Cenicero



CENICERO ROTO


Si juntas unos berberechos frescos con una cervecita de aperitivo, una comida no demasiado copiosa pero sí con degustación de marisco, pulpo y pimientos de padrón, más un postre potente, suele producirse un subidón en mi ánimo de tripero. Semejante colchón acogió con deleite dos orujos de hierbas menos espaciados de lo que se debería y eso me propulsó a un territorio que mi memoria todavía no logra abarcar. Era mediodía por lo que supongo que la tarde en Vigo fue movidita. Dio para pasear y divertirse callejeando.

No sé si la cena fue frugal o no, pero seguro que seguimos insistiendo en saborear los caldos de la tierra, probablemente, algún Albariño. Ya de noche, tocaba volver al camping, pero Sergio -como de costumbre– declinó conducir. Me tocó ponerme al volante y optar por un regreso lento. Ya en el coche se encendió la reserva y decidimos parar en la gasolinera que estaba a 10 minutos del camping Monte Cabo, donde teníamos la tienda aquellos días.

Llegar hasta la gasolinera ya fue una pequeña aventura porque no estábamos cerca y me costaba lo suyo mantenerme alerta. Pero cuando llegamos, fue peor. Estaba cerrada por las noches. Hubo un momento de pánico cuando ambos pensamos a la vez que no llegaríamos, pero luego tiramos de optimismo y frases alentadoras sobre la capacidad del depósito con reserva mientras calculábamos mentalmente los kilómetros necesarios para alcanzar la meta.

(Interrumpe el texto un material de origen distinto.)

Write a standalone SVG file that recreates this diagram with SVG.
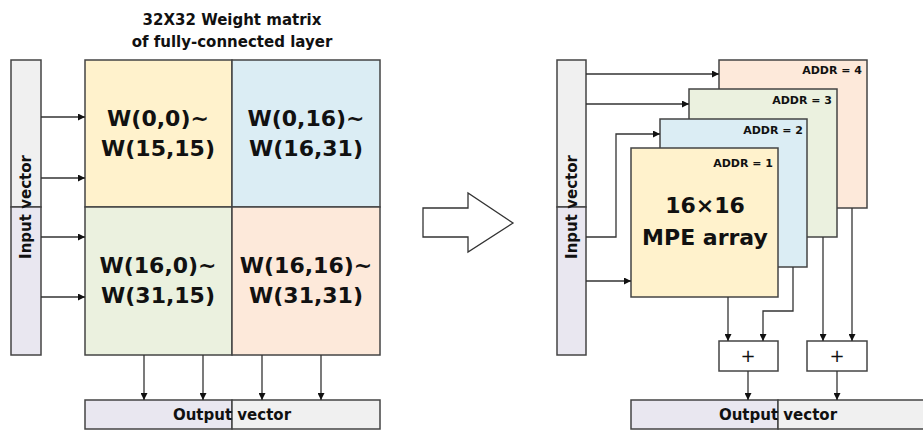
<svg xmlns="http://www.w3.org/2000/svg" width="923" height="431" viewBox="0 0 923 431">
<defs>
<marker id="ah" viewBox="0 0 10 10" refX="10" refY="5" markerWidth="8" markerHeight="7" markerUnits="userSpaceOnUse" orient="auto">
<path d="M0,0 L10,5 L0,10 z" fill="#111"/>
</marker>
<style>
.box{stroke:#444;stroke-width:1.5}
.ln{stroke:#333;stroke-width:1.3;fill:none;marker-end:url(#ah)}
.t{font-family:"DejaVu Sans","Noto Sans",sans-serif;font-weight:bold;fill:#111}
.big{font-size:22px;text-anchor:middle}
.mid{font-size:15px;text-anchor:middle}
.addr{font-size:11px;text-anchor:end}
.plus{font-size:18px;font-weight:normal;text-anchor:middle}
.gray{fill:#f0f0f0}
.lav{fill:#e9e7f0}
.yel{fill:#fff2cc}
.blu{fill:#dbedf4}
.grn{fill:#ebf1df}
.pch{fill:#fde9da}
</style>
</defs>
<rect width="923" height="431" fill="#fff"/>

<!-- LEFT -->
<g id="title">
<text class="t mid" x="232" y="25">32X32 Weight matrix</text>
<text class="t mid" x="232" y="47">of fully-connected layer</text>
</g>
<g id="input-left">
<rect class="box gray" x="11" y="60" width="30" height="147"/>
<rect class="box lav" x="11" y="207" width="30" height="148"/>
<text class="t mid" transform="translate(31,207) rotate(-90)" x="0" y="0">Input vector</text>
</g>
<g id="cell00">
<rect class="box yel" x="85" y="60" width="147" height="147"/>
<text class="t big" x="158" y="126">W(0,0)~</text>
<text class="t big" x="158" y="156">W(15,15)</text>
</g>
<g id="cell01">
<rect class="box blu" x="232" y="60" width="148" height="147"/>
<text class="t big" x="306" y="126">W(0,16)~</text>
<text class="t big" x="306" y="156">W(16,31)</text>
</g>
<g id="cell10">
<rect class="box grn" x="85" y="207" width="147" height="148"/>
<text class="t big" x="158" y="273">W(16,0)~</text>
<text class="t big" x="158" y="303">W(31,15)</text>
</g>
<g id="cell11">
<rect class="box pch" x="232" y="207" width="148" height="148"/>
<text class="t big" x="306" y="273">W(16,16)~</text>
<text class="t big" x="306" y="303">W(31,31)</text>
</g>
<g id="output-left">
<rect class="box lav" x="85" y="400" width="147" height="29"/>
<rect class="box gray" x="232" y="400" width="148" height="29"/>
<text class="t mid" x="232" y="420">Output vector</text>
</g>

<!-- big hollow arrow -->
<g id="transform-arrow">
<path d="M423,208 L468,208 L468,193 L513,223 L468,252 L468,237 L423,237 Z" fill="#fff" stroke="#333" stroke-width="1.3"/>
</g>

<!-- RIGHT -->
<g id="input-right">
<rect class="box gray" x="557" y="60" width="29" height="147"/>
<rect class="box lav" x="557" y="207" width="29" height="148"/>
<text class="t mid" transform="translate(577,207) rotate(-90)" x="0" y="0">Input vector</text>
</g>
<g id="addr4">
<rect class="box pch" x="719" y="60" width="148" height="148"/>
<text class="t addr" x="862" y="74">ADDR = 4</text>
</g>
<g id="addr3">
<rect class="box grn" x="689" y="89" width="148" height="148"/>
<text class="t addr" x="832" y="104">ADDR = 3</text>
</g>
<g id="addr2">
<rect class="box blu" x="660" y="119" width="147" height="148"/>
<text class="t addr" x="803" y="134">ADDR = 2</text>
</g>
<g id="addr1">
<rect class="box yel" x="631" y="148" width="147" height="149"/>
<text class="t addr" x="773" y="167">ADDR = 1</text>
<text class="t big" x="705" y="213">16×16</text>
<text class="t big" x="705" y="245">MPE array</text>
</g>
<g id="adder1">
<rect class="box" fill="#fff" x="719" y="341" width="59" height="30"/>
<text class="t plus" x="748" y="362">+</text>
</g>
<g id="adder2">
<rect class="box" fill="#fff" x="807" y="341" width="60" height="30"/>
<text class="t plus" x="837" y="362">+</text>
</g>
<g id="output-right">
<rect class="box lav" x="631" y="400" width="147" height="29"/>
<rect class="box gray" x="778" y="400" width="150" height="29"/>
<text class="t mid" x="778" y="420">Output vector</text>
</g>

<g id="connectors">
<path class="ln" d="M41,117 H85"/>
<path class="ln" d="M41,178 H85"/>
<path class="ln" d="M41,237 H85"/>
<path class="ln" d="M41,297 H85"/>
<path class="ln" d="M144,355 V400"/>
<path class="ln" d="M203,355 V400"/>
<path class="ln" d="M262,355 V400"/>
<path class="ln" d="M321,355 V400"/>
<path class="ln" d="M586,74 H719"/>
<path class="ln" d="M586,104 H689"/>
<path class="ln" d="M586,237 H616 V134 H660"/>
<path class="ln" d="M586,281 H631"/>
<path class="ln" d="M728,297 V341"/>
<path class="ln" d="M793,267 V311 H763 V341"/>
<path class="ln" d="M823,237 V341"/>
<path class="ln" d="M852,208 V341"/>
<path class="ln" d="M748,371 V400"/>
<path class="ln" d="M837,371 V400"/>
</g>
</svg>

En algún momento de la tarde, hubo un pequeño accidente dentro del vehículo y el soporte del cenicero se partió y dejó caer todas las colillas en el interior, a los pies de piloto y copiloto. Pero, inch’Allah, había que seguir con el trayecto y así se hizo. Llegamos despacito y dejamos el coche fuera del recinto porque de noche no se puede circular dentro.

Derrotados, aterrizamos sobre los sacos y caímos en sueño profundo. La jornada fue muy intensa.

A la mañana siguiente, por desgracia, el día amaneció despejado y bien temprano el sol se puso a calentar de lo lindo. A regañadientes, tuvimos que levantarnos, ahora un codo, luego el otro, para entrar en el día. Muy duro. La cabeza pesaba y pesaba y los ojos se negaban a abrirse del todo. La tienda era un horno y era preciso salir, pero dar las órdenes necesarias para incorporarse, levantarse y salir de la tienda agachado se convertía en una tarea titánica para las condiciones del cerebro. La resaca era espantosa.

Finalmente, conseguimos reunir fuerza y salir de la tienda para poder respirar aire más puro. Nos partimos las tareas, Sergio se encargaba de adecentar el interior de la tienda y yo me fui a buscar el coche para entrarlo en el Monte Cabo ahora que era de día.
Al llegar al vehículo y abrir la puerta, el espectáculo era dantesco. Colillas, ceniza y pequeños papeles inundaban las alfombrillas del interior y olía a rayos. Cayó como un misil en mi interior. Basura, deshechos y podredumbre me invadieron por un momento. Tal y como llevaba la cabeza, fue toda una victoria entrar, abrir las ventanillas, arrancar y llegar a la tienda. La luz roja brillaba fijamente en el salpicadero y añadió otra puya más al ánimo bien arrugado de aquel día.

-          ¡Qué resacón! No me puedo ni mover.
-          Pues no has visto el interior del coche. Parece como si viniéramos de la guerra.

Tocó deshacerse de la ceniza y colillas con la ayuda de un vaso de plástico y limpiar como se pudo las alfombrillas del coche. Finalmente, salimos de allí con la tunda en la cabeza, y a 40 y en tercera enfilamos hacia la gasolinera, con el canguelo de no saber si llegábamos.
El trayecto era corto pero se hizo eterno y no parábamos de mirar la luz de la reserva y el indicador que estaba claramente sobre el 0. Llegamos apurando pero llegamos y conseguimos llenar el depósito y acabar con la incertidumbre.

Una vez solventada la alarma, nos fuimos a desayunar y empezamos un día más de nuestras vacaciones gallegas. Después de un café y sin agobios, las cosas se ven de otra manera. Sube la moral y te dedicas a disfrutar de tus días de descanso.